Feb. 17 (Bloomberg) -- Zynga Inc., the online-game company that sold shares to the public in December, plans to unveil services designed to promote other developers and lessen its dependence on Facebook Inc., two people with knowledge of the matter said.
Through a new publishing program, due to begin in March, other game developers will be able to advertise their wares in Zynga titles and on a separate Web portal, said the people, who asked not to be identified because the plan isn’t public. Zynga will keep a portion of the sales generated from the games, according to the people.
Zynga, the biggest developer of games played on Facebook, is seeking new sources of revenue after raising $1 billion in its initial public offering. By selling services to other developers, it may reduce its reliance on the social network, which accounts for more than 90 percent of sales and takes a 30 percent cut of virtual goods sold in Zynga games.
“Any progress Zynga can make in revenue diversification is a positive,” said Colin Sebastian, an analyst at Robert W. Baird & Co. in San Francisco, who downgraded shares of Zynga to “neutral” earlier this week.
Dani Dudeck, a spokeswoman for Zynga, said the company doesn’t comment on rumors or speculation.
Zynga shares rose 2.2 percent to $12.06 yesterday. The stock has climbed 28 percent this year.
Promoting apps made by other developers is likely to carry fewer risks than Zynga’s main business of developing games itself. The company’s profitability has been crimped by the cost of creating new blockbuster titles.
The plan for a new publishing platform in March is contingent on talks with partners, as well as internal development, according to the people familiar with the effort. The release could come later, they said.
By becoming a publisher, Zynga emulates traditional console game companies such as Electronic Arts Inc., which distribute and promote games made by independent design studios in exchange for a cut of sales.
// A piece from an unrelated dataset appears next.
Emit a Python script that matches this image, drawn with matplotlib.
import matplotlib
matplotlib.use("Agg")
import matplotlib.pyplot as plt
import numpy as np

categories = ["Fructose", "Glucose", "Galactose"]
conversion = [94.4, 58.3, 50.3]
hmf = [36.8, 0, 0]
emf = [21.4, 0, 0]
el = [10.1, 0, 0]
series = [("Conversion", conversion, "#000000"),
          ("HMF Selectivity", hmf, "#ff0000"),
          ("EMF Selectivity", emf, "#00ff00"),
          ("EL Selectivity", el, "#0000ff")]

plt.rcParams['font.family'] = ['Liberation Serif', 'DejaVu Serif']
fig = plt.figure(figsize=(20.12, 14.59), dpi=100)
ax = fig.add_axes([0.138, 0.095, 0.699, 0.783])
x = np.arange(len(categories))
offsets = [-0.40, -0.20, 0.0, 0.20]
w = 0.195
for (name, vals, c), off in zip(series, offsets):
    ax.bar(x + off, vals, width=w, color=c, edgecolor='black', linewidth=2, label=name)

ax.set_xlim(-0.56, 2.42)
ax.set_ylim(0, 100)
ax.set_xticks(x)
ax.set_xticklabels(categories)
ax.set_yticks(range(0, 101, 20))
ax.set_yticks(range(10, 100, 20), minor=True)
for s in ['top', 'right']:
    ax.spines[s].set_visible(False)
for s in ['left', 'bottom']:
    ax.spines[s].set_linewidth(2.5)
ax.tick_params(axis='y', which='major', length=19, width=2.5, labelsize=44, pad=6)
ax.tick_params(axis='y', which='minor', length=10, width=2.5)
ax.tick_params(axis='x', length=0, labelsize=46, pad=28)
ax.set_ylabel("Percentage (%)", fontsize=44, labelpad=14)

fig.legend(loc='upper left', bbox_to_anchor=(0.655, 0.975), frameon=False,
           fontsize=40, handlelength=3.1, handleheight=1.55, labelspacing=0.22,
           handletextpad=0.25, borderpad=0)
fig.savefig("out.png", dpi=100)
Over time, Zynga’s publishing business could become a significant driver of sales, depending on how much of the market it controls, said Robert W. Baird’s Sebastian.
“This could present a $500 million incremental opportunity in just a few years,” he said.
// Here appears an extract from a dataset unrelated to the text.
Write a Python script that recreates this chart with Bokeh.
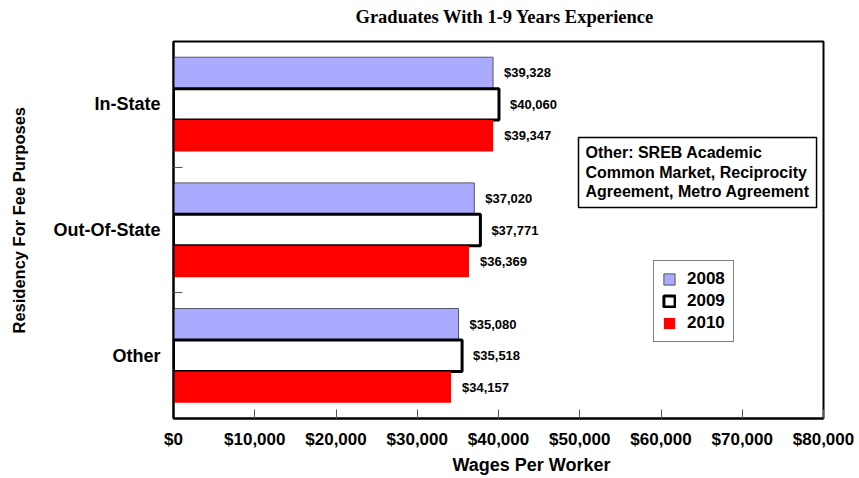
from bokeh.plotting import figure
from bokeh.models import (Range1d, FixedTicker, NumeralTickFormatter, Label,
                          ColumnDataSource, Legend, LegendItem, Title)
from bokeh.core.properties import value
from bokeh.embed import file_html
from bokeh.resources import INLINE

# ---- data ----
categories = ["In-State", "Out-Of-State", "Other"]
years = ["2008", "2009", "2010"]
wages_2008 = [39328, 37020, 35080]
wages_2009 = [40060, 37771, 35518]
wages_2010 = [39347, 36369, 34157]
x_ticks = [0, 10000, 20000, 30000, 40000, 50000, 60000, 70000, 80000]

series = [wages_2008, wages_2009, wages_2010]
n = len(categories)
centers = [n - i - 0.5 for i in range(n)]

SANS = "Liberation Sans"
SERIF = "Liberation Serif"

p = figure(width=859, height=478, output_backend="svg", toolbar_location=None,
           x_range=Range1d(0, 80000), y_range=Range1d(0, n),
           min_border_left=173, min_border_right=36, min_border_top=41,
           min_border_bottom=60)
p.title = None
p.xgrid.visible = False
p.ygrid.visible = False
p.outline_line_color = "black"
p.outline_line_width = 2
p.background_fill_color = "white"
p.border_fill_color = "white"

styles = [
    dict(fill_color="#AAAAFF", line_color="#555566", line_width=1),
    dict(fill_color="white", line_color="black", line_width=3),
    dict(fill_color="#FF0000", line_color=None, line_width=0),
]
offsets = [0.25, 0.0, -0.25]
bar_h = 0.25

items = []
for j, (vals, yr) in enumerate(zip(series, years)):
    ys = [c + offsets[j] for c in centers]
    src = ColumnDataSource(dict(y=ys, right=vals,
                                lbl=["${:,}".format(v) for v in vals]))
    r = p.hbar(y="y", right="right", left=0, height=bar_h, source=src, **styles[j])
    p.text(x="right", y="y", text="lbl", source=src, x_offset=11,
           text_baseline="middle", text_align="left",
           text_font=value(SANS), text_font_style="bold",
           text_font_size="13px", text_color="black")
    items.append(LegendItem(label=yr, renderers=[r]))

# x axis
xa = p.xaxis[0]
xa.ticker = FixedTicker(ticks=x_ticks)
xa.formatter = NumeralTickFormatter(format="$0,0")
xa.major_label_text_font = SANS
xa.major_label_text_font_style = "bold"
xa.major_label_text_font_size = "17px"
xa.major_label_text_color = "black"
xa.major_label_standoff = 11
xa.major_tick_in = 9
xa.major_tick_out = 0
xa.major_tick_line_color = "#555555"
xa.minor_tick_line_color = None
xa.axis_line_color = "black"
xa.axis_line_width = 2

# y axis
ya = p.yaxis[0]
ya.ticker = FixedTicker(ticks=centers, minor_ticks=[1, 2])
ya.major_label_overrides = {c: cat for c, cat in zip(centers, categories)}
ya.major_label_text_font = SANS
ya.major_label_text_font_style = "bold"
ya.major_label_text_font_size = "18px"
ya.major_label_text_color = "black"
ya.major_label_standoff = 13
ya.major_tick_in = 0
ya.major_tick_out = 0
ya.minor_tick_in = 9
ya.minor_tick_out = 0
ya.minor_tick_line_color = "#555555"
ya.axis_line_color = "black"
ya.axis_line_width = 2

# legend
legend = Legend(items=items, location=(480, 76), orientation="vertical",
                label_text_font=SANS, label_text_font_style="bold",
                label_text_font_size="17px", label_text_color="black",
                glyph_width=14, glyph_height=14, label_standoff=11,
                spacing=2, padding=8, margin=0,
                border_line_color="black", border_line_width=1.5,
                background_fill_color="white", background_fill_alpha=1)
p.add_layout(legend, "center")

# note box
note = Label(x=405, y=211, x_units="screen", y_units="screen",
             text="Other: SREB Academic\nCommon Market, Reciprocity\nAgreement, Metro Agreement",
             text_font=SANS, text_font_style="bold", text_font_size="16px",
             text_color="black", text_align="left", text_baseline="bottom",
             text_line_height=1.15, padding=7,
             border_line_color="black", border_line_width=1.5,
             background_fill_color="white")
p.add_layout(note)

# subtitle (spacer keeps it clear of the frame)
top_spacer = Title(text=" ", standoff=12, text_font_size="1px")
p.add_layout(top_spacer, "above")
sub = Title(text="Graduates With 1-9 Years Experience", align="left",
            offset=182, standoff=0, vertical_align="bottom",
            text_font=SERIF, text_font_style="bold",
            text_font_size="18.5px", text_color="black")
p.add_layout(sub, "above")

# axis titles
xt = Title(text="Wages Per Worker", align="left", offset=279, standoff=2,
           text_font=SANS, text_font_style="bold", text_font_size="18px",
           text_color="black")
p.add_layout(xt, "below")
spacer = Title(text=" ", standoff=18, text_font_size="1px")
p.add_layout(spacer, "left")
yt = Title(text="Residency For Fee Purposes", align="left", offset=85,
           standoff=0, vertical_align="top", text_font=SANS,
           text_font_style="bold", text_font_size="16.5px", text_color="black")
p.add_layout(yt, "left")

open("out.html", "w").write(file_html(p, INLINE))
Joining Zynga’s network will not exempt developers from giving Facebook a commission, a person with knowledge of the revenue agreement said. Because Facebook Credits are used by all developers selling virtual goods on the social network and games promoted by Zynga, participating developers will still pay Facebook a cut of sales, the person said.
Zynga, with more than 246 million users, operates six of the seven most popular games played on Facebook, according to research firm AppData.
“Hidden Chronicles,” released last month, has become Zynga’s third most popular game, with 30.7 million monthly users, according to AppData. It ranks behind two more established titles, “CityVille” and “Texas HoldEm Poker.”
During an event at the company’s San Francisco headquarters in October, Zynga debuted a new service, called Project Z, geared toward curbing its dependence on Facebook.
Project Z would be part of a larger corporate strategy, dubbed Zynga Direct, that is aimed at building “a direct relationship with consumers whether they are on the Web or mobile,” Chief Executive Officer Mark Pincus said at the event.
Earlier this week, Zynga’s shares had their biggest one-day drop since their Dec. 16 debut after an earnings report showed product-development costs are cutting into profitability.